Green Revolution & food security
How India moved from PL-480 dependence to grain self-sufficiency: the Green Revolution, its institutions, regional skew, and the food-security architecture it spawned.
The crisis that forced the choice
Independent India inherited a chronic food deficit. The Bengal famine of 1943 killed an estimated 2.1–3 million people, and the First (1951–56) and Second (1956–61) Five-Year Plans failed to close the gap between population growth and grain output. The successive droughts of 1965 and 1966 pushed India into a 'ship-to-mouth' existence, surviving on wheat imported under the United States' Public Law 480 (the Agricultural Trade Development and Assistance Act of 1954). At its peak in 1966, India imported roughly 10 million tonnes of grain, and President Lyndon Johnson's 'short-tether' policy—releasing PL-480 shipments month by month to pressure New Delhi over Vietnam and economic policy—made food a humiliating instrument of foreign leverage.
The technological package
The response was a deliberate shift from the Nehruvian emphasis on institutional reform (land redistribution, cooperatives) toward a technology-and-input strategy. C. Subramaniam, as Minister for Food and Agriculture (1964–67), and agricultural scientist M. S. Swaminathan championed the import and adaptation of high-yielding semi-dwarf wheat varieties bred by Norman Borlaug at CIMMYT in Mexico—notably Lerma Rojo and Sonora-64. The strategy was first institutionalised as the Intensive Agricultural District Programme (IADP, 1960–61, the 'package programme') and broadened into the Intensive Agricultural Area Programme. From 1966 the High-Yielding Varieties Programme (HYVP) was rolled out across Punjab, Haryana and western Uttar Pradesh.
The Green Revolution rested on four interlocking inputs: HYV seeds, chemical fertilizers (urea, DAP), assured irrigation (tubewells and canal command areas), and assured prices. The price guarantee was institutional: the Agricultural Prices Commission (1965, later the Commission for Agricultural Costs and Prices) recommended Minimum Support Prices, while the Food Corporation of India (established under the Food Corporations Act, 1964) procured, stored and distributed grain. Wheat output rose from about 12 million tonnes in 1965 to over 26 million tonnes by 1972; India declared a buffer stock and largely ended dependence on PL-480 by the early 1970s.
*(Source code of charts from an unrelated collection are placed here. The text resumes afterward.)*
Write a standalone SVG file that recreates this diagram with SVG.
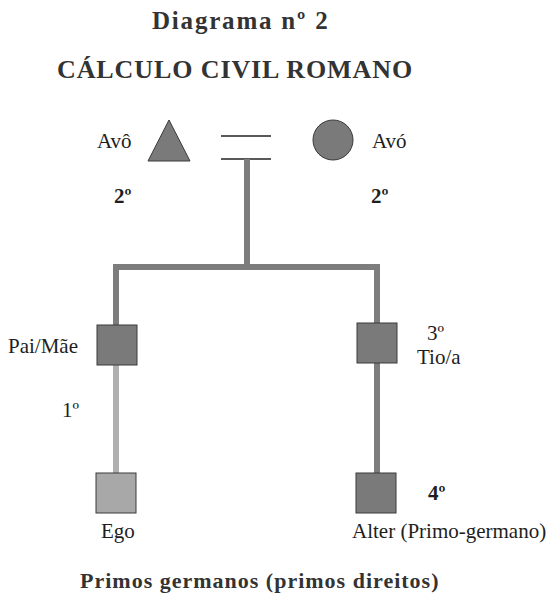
<svg xmlns="http://www.w3.org/2000/svg" width="552" height="595" viewBox="0 0 552 595">
  <style>
    text { font-family: "Liberation Serif", "Times New Roman", serif; fill: #1e1e1e; }
    .title { font-weight: bold; fill: #333333; }
    .lbl { font-size: 21px; }
    .deg { font-size: 21px; font-weight: bold; }
    .shape { fill: #7a7a7a; stroke: #3a3a3a; stroke-width: 1; }
    .ego { fill: #a8a8a8; stroke: #3a3a3a; stroke-width: 1; }
    .line { stroke: #7d7d7d; stroke-width: 6; fill: none; }
    .light { stroke: #b0b0b0; stroke-width: 6; fill: none; }
    .eq { stroke: #5a5a5a; stroke-width: 2; }
  </style>
  <rect width="552" height="595" fill="#ffffff"/>

  <!-- headings -->
  <text class="title" x="152" y="29" font-size="25" letter-spacing="1.8">Diagrama nº 2</text>
  <text class="title" x="57" y="78" font-size="26" letter-spacing="0.9">CÁLCULO CIVIL ROMANO</text>

  <!-- connectors -->
  <g id="connectors">
    <line class="eq" x1="221" y1="136" x2="271" y2="136"/>
    <line class="eq" x1="221" y1="159" x2="271" y2="159"/>
    <line class="line" x1="247" y1="159" x2="247" y2="267"/>
    <line class="line" x1="113" y1="267" x2="380" y2="267"/>
    <line class="line" x1="116" y1="264" x2="116" y2="325"/>
    <line class="light" x1="116" y1="365" x2="116" y2="473"/>
    <line class="line" x1="377" y1="264" x2="377" y2="473"/>
  </g>

  <!-- grandfather -->
  <g id="avo-m">
    <polygon class="shape" points="148,161 169,120 190,161"/>
    <text class="lbl" x="97" y="148">Avô</text>
  </g>
  <!-- grandmother -->
  <g id="avo-f">
    <circle class="shape" cx="333" cy="140" r="20"/>
    <text class="lbl" x="372" y="148">Avó</text>
  </g>

  <g id="deg-2">
    <text class="deg" x="114" y="203">2º</text>
    <text class="deg" x="371" y="203">2º</text>
  </g>

  <!-- parent -->
  <g id="pai-mae">
    <rect class="shape" x="97" y="325" width="40" height="40"/>
    <text class="lbl" x="8" y="353">Pai/Mãe</text>
  </g>
  <!-- uncle / aunt -->
  <g id="tio">
    <rect class="shape" x="357" y="323" width="40" height="40"/>
    <text class="lbl" x="427" y="340">3º</text>
    <text class="lbl" x="417" y="364">Tio/a</text>
  </g>

  <text class="lbl" x="62" y="417">1º</text>

  <!-- ego -->
  <g id="ego">
    <rect class="ego" x="96" y="473" width="40" height="40"/>
    <text class="lbl" x="101" y="538">Ego</text>
  </g>
  <!-- cousin -->
  <g id="alter">
    <rect class="shape" x="356" y="473" width="40" height="40"/>
    <text class="deg" x="428" y="500">4º</text>
    <text class="lbl" x="352" y="538">Alter (Primo-germano)</text>
  </g>

  <text class="title" x="80" y="588" font-size="22" letter-spacing="1">Primos germanos (primos direitos)</text>
</svg>
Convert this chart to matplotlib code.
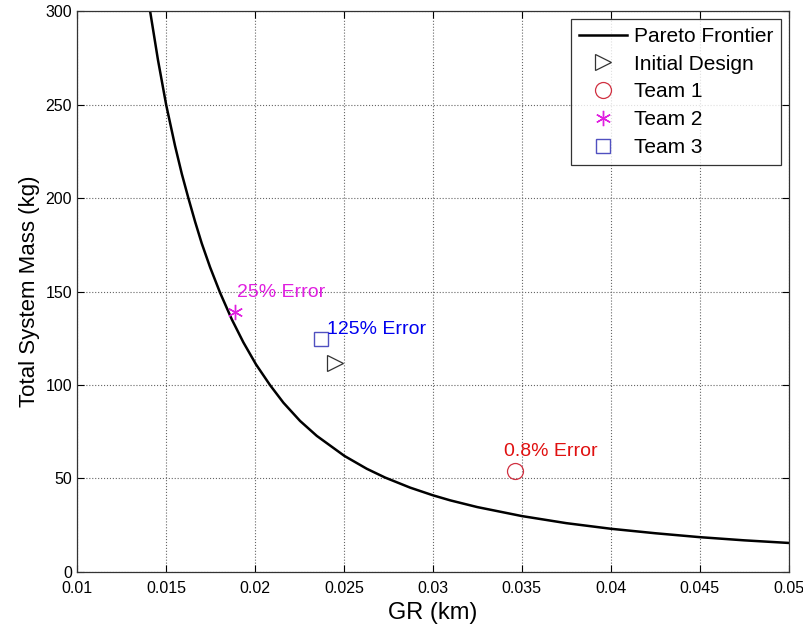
import matplotlib
matplotlib.use("Agg")
import matplotlib.pyplot as plt

# Pareto frontier
pareto_x = [0.01411, 0.01455, 0.01501, 0.01551, 0.01589, 0.01626, 0.01664, 0.01701, 0.01748, 0.01804,
            0.01870, 0.01935, 0.02006, 0.02085, 0.02160, 0.02254, 0.02348, 0.02503, 0.02629, 0.02732,
            0.02873, 0.03001, 0.03098, 0.03250, 0.03500, 0.03750, 0.04000, 0.04250, 0.04500, 0.04750,
            0.05000]
pareto_y = [300.0, 274.0, 250.0, 228.0, 213.0, 200.0, 187.3, 175.8, 163.0, 149.4,
            135.1, 122.8, 111.0, 99.9, 90.5, 80.7, 72.7, 62.0, 55.1, 50.4,
            45.0, 40.9, 38.2, 34.6, 29.8, 26.0, 23.0, 20.6, 18.5, 16.8,
            15.4]

initial_x, initial_y = [0.02451], [111.9]
team1_x, team1_y = [0.03460], [54.1]
team2_x, team2_y = [0.01889], [138.9]
team3_x, team3_y = [0.02372], [124.4]

labels = ["25% Error", "125% Error", "0.8% Error"]
label_x = [0.0190, 0.02404, 0.03398]
label_y = [149.4, 129.4, 64.6]
label_colors = ["#e020e0", "#0000ee", "#e01010"]

x_ticks = [0.01, 0.015, 0.02, 0.025, 0.03, 0.035, 0.04, 0.045, 0.05]
x_tick_labels = ["0.01", "0.015", "0.02", "0.025", "0.03", "0.035", "0.04", "0.045", "0.05"]
y_ticks = [0, 50, 100, 150, 200, 250, 300]

plt.rcParams['font.family'] = ['Liberation Sans', 'DejaVu Sans']

fig = plt.figure(figsize=(8.04, 6.32), dpi=100)
ax = fig.add_axes([0.0958, 0.0954, 0.885, 0.8867])

ax.plot(pareto_x, pareto_y, color='black', lw=1.8, label='Pareto Frontier', solid_joinstyle='round')
ax.plot(initial_x, initial_y, linestyle='none', marker='>', ms=12, mfc='none', mec='#333333', mew=0.9, label='Initial Design')
ax.plot(team1_x, team1_y, linestyle='none', marker='o', ms=11.5, mfc='none', mec='#d03040', mew=0.9, label='Team 1')
ax.plot(team2_x, team2_y, linestyle='none', marker=(6, 2, 0), ms=11, mfc='none', mec='#e020e0', mew=1.0, label='Team 2')
ax.plot(team3_x, team3_y, linestyle='none', marker='s', ms=9.5, mfc='none', mec='#5050c0', mew=1.0, label='Team 3')

for t, x, y, c in zip(labels, label_x, label_y, label_colors):
    ax.text(x, y, t, color=c, fontsize=14, va='center', ha='left')

ax.set_xlim(0.01, 0.05)
ax.set_ylim(0, 300)
ax.set_xticks(x_ticks)
ax.set_xticklabels(x_tick_labels)
ax.set_yticks(y_ticks)
ax.tick_params(direction='in', top=True, right=True, labelsize=11.5, length=5, width=0.8)
ax.tick_params(axis='x', pad=7)
ax.grid(True, linestyle=':', color='#666666', lw=0.8)
for s in ax.spines.values():
    s.set_linewidth(0.9)
    s.set_color('#333333')

ax.set_xlabel('GR (km)', fontsize=17, labelpad=4)
ax.set_ylabel('Total System Mass (kg)', fontsize=16)

leg = ax.legend(loc='upper right', fontsize=15, frameon=True, fancybox=False, edgecolor='black',
                borderaxespad=0.35, handlelength=2.3, labelspacing=0.42, handletextpad=0.3,
                borderpad=0.4)
leg.get_frame().set_linewidth(0.9)

fig.savefig('out.png', dpi=100, facecolor='white')
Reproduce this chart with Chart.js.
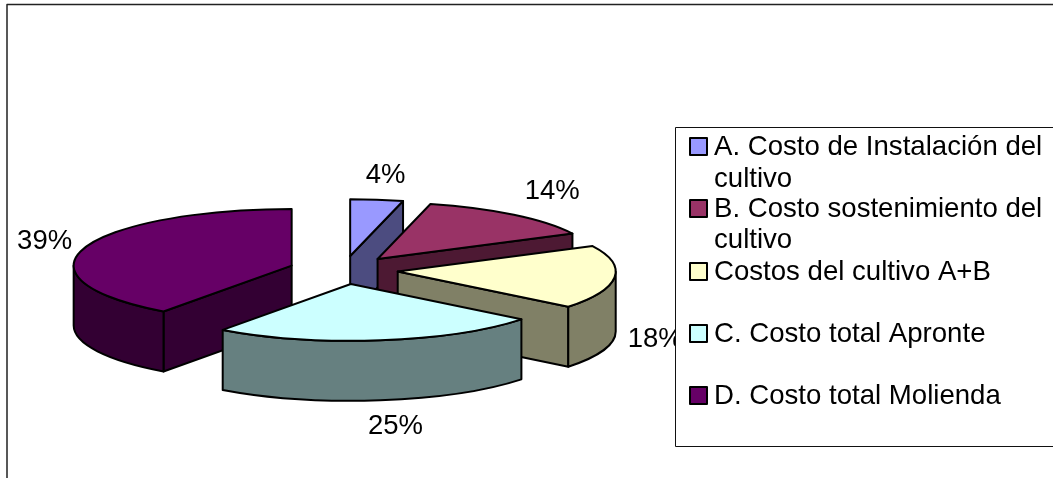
<!DOCTYPE html>
<html><head><meta charset="utf-8">
<style>html,body{margin:0;padding:0;background:#fff;overflow:hidden}canvas{display:block}</style>
<script src="https://cdn.jsdelivr.net/npm/chart.js@4"></script>
</head><body><canvas id="c" width="1053" height="478"></canvas>
<script>
const categories = ['A. Costo de Instalación del cultivo','B. Costo sostenimiento del cultivo','Costos del cultivo A+B','C. Costo total Apronte','D. Costo total Molienda'];
const legendLines = [['A. Costo de Instalación del','cultivo'],['B. Costo sostenimiento del','cultivo'],['Costos del cultivo A+B'],['C. Costo total Apronte'],['D. Costo total Molienda']];
const shares = [3.9, 13.7, 18.1, 24.3, 40.0];
const percentLabels = ['4%','14%','18%','25%','39%'];
const topColors = ['#9999FF','#993366','#FFFFCC','#CCFFFF','#660066'];
const wallColors = ['#4C4C80','#4D1933','#808066','#668080','#330033'];

const FONT = '"Liberation Sans", Arial, sans-serif';
const view = {k:0.26, cy:270, depth:60, explode:54.5, labelRx:265, labelRy:85,
  labelNudge:[[3,4],[9,-1],[-6,-1],[9,-2],[5,2]]};
const legendBox = {x:675.5, y:127.5, w:400, h:319, swatch:17, swatchX:690, textX:714,
  lineY:[[155,187],[217,248],[280],[342],[404]]};

function sy(chart,y){const mid=(chart.chartArea.top+chart.chartArea.bottom)/2;return view.cy+(y-mid)*view.k;}
function arcsOf(chart){return chart.getDatasetMeta(0).data;}

const pie3d = {
  id:'pie3d',
  afterDatasetsUpdate(chart){
    arcsOf(chart).forEach(a=>{
      const m=(a.startAngle+a.endAngle)/2;
      a.x+=Math.cos(m)*view.explode; a.y+=Math.sin(m)*view.explode;
    });
  },
  beforeDatasetsDraw(chart){
    const ctx=chart.ctx, d=view.depth;
    ctx.save();
    ctx.lineWidth=2; ctx.lineJoin='round'; ctx.strokeStyle='#000';
    const arcs=arcsOf(chart).map((a,i)=>({a,i})).sort((p,q)=>p.a.y-q.a.y);
    arcs.forEach(({a,i})=>{
      const ax=a.x, ay=sy(chart,a.y), r=a.outerRadius, ry=r*view.k;
      ctx.fillStyle=wallColors[i];
      const face=t=>{
        const ex=ax+Math.cos(t)*r, ey=ay+Math.sin(t)*ry;
        ctx.beginPath();ctx.moveTo(ax,ay);ctx.lineTo(ex,ey);ctx.lineTo(ex,ey+d);ctx.lineTo(ax,ay+d);ctx.closePath();ctx.fill();ctx.stroke();
      };
      if(Math.cos(a.startAngle)<-1e-6) face(a.startAngle);
      if(Math.cos(a.endAngle)>1e-6) face(a.endAngle);
      const s=Math.max(a.startAngle,0), e=Math.min(a.endAngle,Math.PI);
      if(e>s){
        ctx.beginPath();
        ctx.ellipse(ax,ay,r,ry,0,s,e);
        ctx.ellipse(ax,ay+d,r,ry,0,e,s,true);
        ctx.closePath();ctx.fill();ctx.stroke();
      }
    });
    ctx.restore();
    const mid=(chart.chartArea.top+chart.chartArea.bottom)/2;
    ctx.save();
    ctx.translate(0,view.cy);ctx.scale(1,view.k);ctx.translate(0,-mid);
  },
  afterDatasetsDraw(chart){
    const ctx=chart.ctx;
    ctx.restore();
    ctx.save();
    ctx.lineWidth=2;ctx.lineJoin='round';ctx.strokeStyle='#000';
    arcsOf(chart).forEach(a=>{
      const ax=a.x, ay=sy(chart,a.y), r=a.outerRadius;
      ctx.beginPath();ctx.moveTo(ax,ay);
      ctx.ellipse(ax,ay,r,r*view.k,0,a.startAngle,a.endAngle);
      ctx.closePath();ctx.stroke();
    });
    // percentage labels
    ctx.fillStyle='#000';ctx.font='27.5px '+FONT;ctx.textAlign='center';ctx.textBaseline='middle';
    arcsOf(chart).forEach((a,i)=>{
      const m=(a.startAngle+a.endAngle)/2, sn=Math.sin(m);
      const x=a.x+Math.cos(m)*view.labelRx+view.labelNudge[i][0];
      const y=sy(chart,a.y)+sn*view.labelRy+(sn>0?view.depth:0)+view.labelNudge[i][1];
      ctx.fillText(percentLabels[i],x,y);
    });
    // legend box
    const L=legendBox;
    ctx.fillStyle='#fff';ctx.fillRect(L.x,L.y,L.w,L.h);
    ctx.lineWidth=1;ctx.strokeStyle='#111';ctx.strokeRect(L.x,L.y,L.w,L.h);
    ctx.textAlign='left';ctx.textBaseline='alphabetic';ctx.font='27.6px '+FONT;
    legendLines.forEach((lines,i)=>{
      const y0=L.lineY[i][0];
      ctx.fillStyle=topColors[i];ctx.lineWidth=2;ctx.strokeStyle='#000';
      ctx.fillRect(L.swatchX,y0-L.swatch,L.swatch,L.swatch);ctx.strokeRect(L.swatchX,y0-L.swatch,L.swatch,L.swatch);
      ctx.fillStyle='#000';
      lines.forEach((t,j)=>ctx.fillText(t,L.textX,L.lineY[i][j]));
    });
    // outer chart frame
    ctx.strokeStyle='#222';ctx.lineWidth=1.5;
    ctx.beginPath();ctx.moveTo(7,478);ctx.lineTo(7,4.5);ctx.lineTo(1053,4.5);ctx.stroke();
    ctx.restore();
  }
};

new Chart(document.getElementById('c'),{
  type:'pie',
  data:{labels:categories,datasets:[{data:shares,backgroundColor:topColors,borderWidth:0,clip:false}]},
  options:{
    responsive:false,animation:false,events:[],radius:218,
    layout:{padding:{right:366}},
    plugins:{legend:{display:false},tooltip:{enabled:false}}
  },
  plugins:[pie3d]
});
</script></body></html>
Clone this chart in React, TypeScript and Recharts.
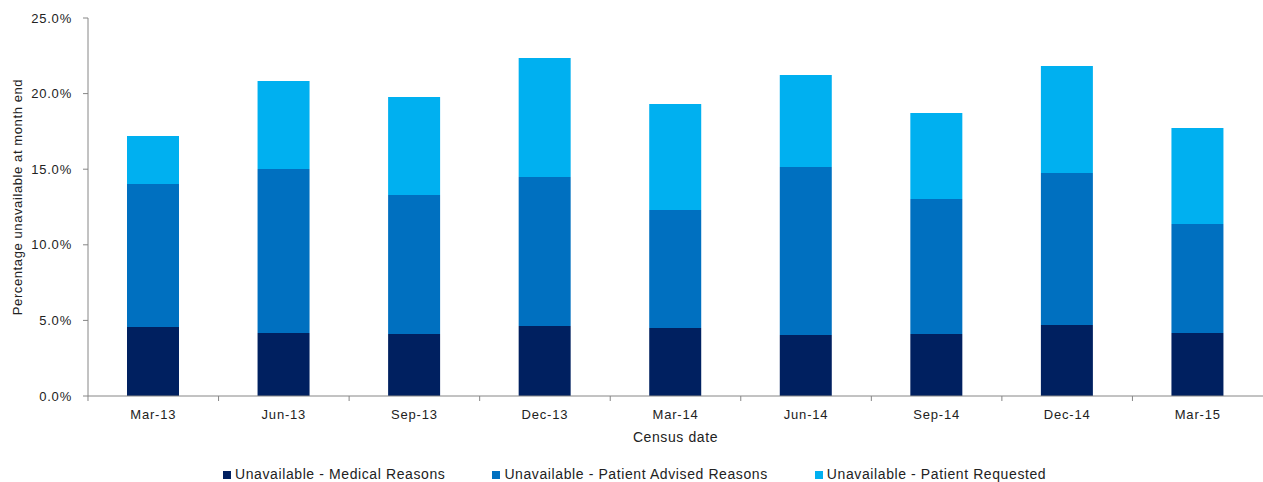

What the strategy bought, and at what cost
The payoff was strategic autonomy: never again would food be a foreign-policy weapon against India. But the gains were concentrated. The Green Revolution was overwhelmingly a wheat-and-rice phenomenon in well-irrigated, surplus-prone regions—Punjab, Haryana, western UP—deepening regional disparity with the rain-fed east and the dryland Deccan. It favoured larger farmers who could finance inputs, widening rural inequality, and over time produced groundwater depletion, soil salinity, fertilizer overuse and the monoculture that the M. S. Swaminathan Committee on Farmers (2004–06) later warned about. The phrase 'Green Revolution' itself was coined by USAID administrator William Gaud in a March 1968 speech. Understanding both the achievement and its ecological-equity tail is essential to any balanced UPSC answer.